MATERIAL PROVIDED =>
--- start ---

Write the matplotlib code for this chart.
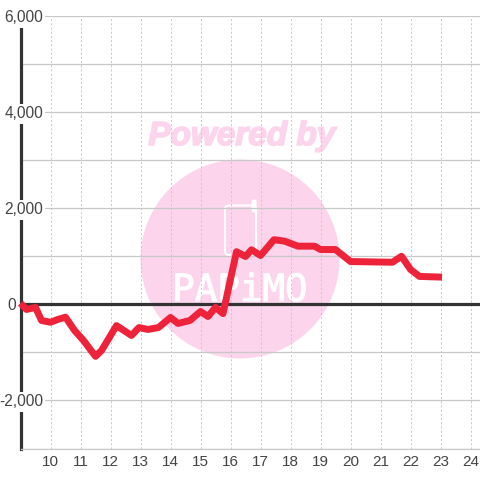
import matplotlib
matplotlib.use("Agg")
import matplotlib.pyplot as plt
import matplotlib.patheffects as pe
from matplotlib.patches import Circle, FancyBboxPatch

hours = [9.0, 9.2, 9.5, 9.7, 10.0, 10.25, 10.5, 10.8, 11.1, 11.5, 11.7, 12.2, 12.7, 12.95,
         13.25, 13.6, 14.0, 14.25, 14.65, 15.0, 15.25, 15.5, 15.75, 16.2, 16.5, 16.7, 17.0,
         17.45, 17.8, 18.25, 18.8, 19.0, 19.5, 20.0, 21.4, 21.7, 22.0, 22.3, 23.05]
values = [27, -104, -60, -333, -370, -310, -265, -540, -750, -1080, -960, -440, -645, -480,
          -520, -480, -270, -395, -333, -146, -250, -60, -190, 1100, 1000, 1140, 1020,
          1350, 1320, 1215, 1215, 1145, 1145, 895, 880, 1005, 730, 585, 570]
x_ticks = list(range(10, 25))
y_major = [-2000, 0, 2000, 4000, 6000]
y_minor = [-3000, -1000, 1000, 3000, 5000]

plt.rcParams['font.family'] = ['Liberation Sans', 'DejaVu Sans']
W = 480
PX = 0.72  # points per pixel
fig = plt.figure(figsize=(4.8, 4.8), dpi=100, facecolor='white')

# watermark lives on its own layer in pixel space, beneath the chart
bg = fig.add_axes([0, 0, 1, 1], zorder=0)
bg.set_xlim(0, W); bg.set_ylim(W, 0); bg.axis('off')
PINK = '#fcd5ec'
bg.add_patch(Circle((240, 259), 99.5, fc=PINK, ec='none'))
bg.text(242, 136.5, 'Powered by', color=PINK, fontsize=24, fontweight='bold', style='italic',
        ha='center', va='center',
        path_effects=[pe.withStroke(linewidth=1.2, foreground=PINK)])
bg.add_patch(FancyBboxPatch((225, 205.5), 31, 49.5, boxstyle='round,pad=0,rounding_size=4',
                            fc='none', ec='white', lw=1.5))
bg.add_patch(FancyBboxPatch((252, 200), 4, 12, boxstyle='round,pad=0,rounding_size=2',
                            fc='white', ec='white', lw=0.8))
bg.text(240, 291, 'PAPiMO', color='white', fontsize=27, ha='center', va='center',
        family=['DejaVu Sans Mono', 'DejaVu Sans'],
        path_effects=[pe.withStroke(linewidth=0.7, foreground='white')])

ax = fig.add_axes([20.5 / W, (W - 448.5) / W, (W - 20.5) / W, 432.5 / W], zorder=1)
ax.patch.set_alpha(0)
ax.set_xlim(9, 9 + (W - 20.5) / 30)
ax.set_ylim(-2990, 6010)

ax.set_yticks(y_major)
ax.set_yticks(y_minor, minor=True)
ax.set_xticks(x_ticks)
ax.grid(True, axis='y', which='both', color='#c8c8c8', lw=0.9, zorder=1)
ax.grid(True, axis='x', which='major', color='#c8c8c8', lw=0.72, ls=(0, (2, 2.2)), zorder=1)
ax.set_axisbelow(True)

for s in ['top', 'right']:
    ax.spines[s].set_visible(False)
ax.spines['bottom'].set_color('#c8c8c8')
ax.spines['bottom'].set_linewidth(0.9)
ax.spines['left'].set_color('#333333')
ax.spines['left'].set_linewidth(2.3)
ax.spines['left'].set_zorder(2)

ax.axhline(0, color='#333333', lw=2.3, zorder=2)
ax.plot(hours, values, color='#ee2239', lw=5.0, solid_joinstyle='round', solid_capstyle='butt',
        zorder=3, clip_on=False)

ax.tick_params(axis='both', which='both', length=0)
ax.tick_params(axis='x', labelsize=11, labelcolor='#444444', pad=5)
ax.tick_params(axis='y', labelleft=False)

for v in y_major:
    zero = v == 0
    ax.annotate(f'{v:,}', xy=(0, v), xycoords=ax.get_yaxis_transform(),
                xytext=((16 - 20.5) * PX if zero else (43 - 20.5) * PX, 0),
                textcoords='offset points', ha='right', va='center_baseline',
                fontsize=11.2, color='#444444', zorder=2.5 if zero else 5,
                annotation_clip=False,
                bbox=None if zero else dict(fc='white', ec='none', pad=1.5))

fig.savefig('out.png', dpi=100)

--- end ---

TASK DETAILS =>
Reproduce every line precisely as given, omitting all pictures.

WRITTEN ANSWER =>
Write the matplotlib code for this chart.
import matplotlib
matplotlib.use("Agg")
import matplotlib.pyplot as plt
import matplotlib.patheffects as pe
from matplotlib.patches import Circle, FancyBboxPatch

hours = [9.0, 9.2, 9.5, 9.7, 10.0, 10.25, 10.5, 10.8, 11.1, 11.5, 11.7, 12.2, 12.7, 12.95,
         13.25, 13.6, 14.0, 14.25, 14.65, 15.0, 15.25, 15.5, 15.75, 16.2, 16.5, 16.7, 17.0,
         17.45, 17.8, 18.25, 18.8, 19.0, 19.5, 20.0, 21.4, 21.7, 22.0, 22.3, 23.05]
values = [27, -104, -60, -333, -370, -310, -265, -540, -750, -1080, -960, -440, -645, -480,
          -520, -480, -270, -395, -333, -146, -250, -60, -190, 1100, 1000, 1140, 1020,
          1350, 1320, 1215, 1215, 1145, 1145, 895, 880, 1005, 730, 585, 570]
x_ticks = list(range(10, 25))
y_major = [-2000, 0, 2000, 4000, 6000]
y_minor = [-3000, -1000, 1000, 3000, 5000]

plt.rcParams['font.family'] = ['Liberation Sans', 'DejaVu Sans']
W = 480
PX = 0.72  # points per pixel
fig = plt.figure(figsize=(4.8, 4.8), dpi=100, facecolor='white')

# watermark lives on its own layer in pixel space, beneath the chart
bg = fig.add_axes([0, 0, 1, 1], zorder=0)
bg.set_xlim(0, W); bg.set_ylim(W, 0); bg.axis('off')
PINK = '#fcd5ec'
bg.add_patch(Circle((240, 259), 99.5, fc=PINK, ec='none'))
bg.text(242, 136.5, 'Powered by', color=PINK, fontsize=24, fontweight='bold', style='italic',
        ha='center', va='center',
        path_effects=[pe.withStroke(linewidth=1.2, foreground=PINK)])
bg.add_patch(FancyBboxPatch((225, 205.5), 31, 49.5, boxstyle='round,pad=0,rounding_size=4',
                            fc='none', ec='white', lw=1.5))
bg.add_patch(FancyBboxPatch((252, 200), 4, 12, boxstyle='round,pad=0,rounding_size=2',
                            fc='white', ec='white', lw=0.8))
bg.text(240, 291, 'PAPiMO', color='white', fontsize=27, ha='center', va='center',
        family=['DejaVu Sans Mono', 'DejaVu Sans'],
        path_effects=[pe.withStroke(linewidth=0.7, foreground='white')])

ax = fig.add_axes([20.5 / W, (W - 448.5) / W, (W - 20.5) / W, 432.5 / W], zorder=1)
ax.patch.set_alpha(0)
ax.set_xlim(9, 9 + (W - 20.5) / 30)
ax.set_ylim(-2990, 6010)

ax.set_yticks(y_major)
ax.set_yticks(y_minor, minor=True)
ax.set_xticks(x_ticks)
ax.grid(True, axis='y', which='both', color='#c8c8c8', lw=0.9, zorder=1)
ax.grid(True, axis='x', which='major', color='#c8c8c8', lw=0.72, ls=(0, (2, 2.2)), zorder=1)
ax.set_axisbelow(True)

for s in ['top', 'right']:
    ax.spines[s].set_visible(False)
ax.spines['bottom'].set_color('#c8c8c8')
ax.spines['bottom'].set_linewidth(0.9)
ax.spines['left'].set_color('#333333')
ax.spines['left'].set_linewidth(2.3)
ax.spines['left'].set_zorder(2)

ax.axhline(0, color='#333333', lw=2.3, zorder=2)
ax.plot(hours, values, color='#ee2239', lw=5.0, solid_joinstyle='round', solid_capstyle='butt',
        zorder=3, clip_on=False)

ax.tick_params(axis='both', which='both', length=0)
ax.tick_params(axis='x', labelsize=11, labelcolor='#444444', pad=5)
ax.tick_params(axis='y', labelleft=False)

for v in y_major:
    zero = v == 0
    ax.annotate(f'{v:,}', xy=(0, v), xycoords=ax.get_yaxis_transform(),
                xytext=((16 - 20.5) * PX if zero else (43 - 20.5) * PX, 0),
                textcoords='offset points', ha='right', va='center_baseline',
                fontsize=11.2, color='#444444', zorder=2.5 if zero else 5,
                annotation_clip=False,
                bbox=None if zero else dict(fc='white', ec='none', pad=1.5))

fig.savefig('out.png', dpi=100)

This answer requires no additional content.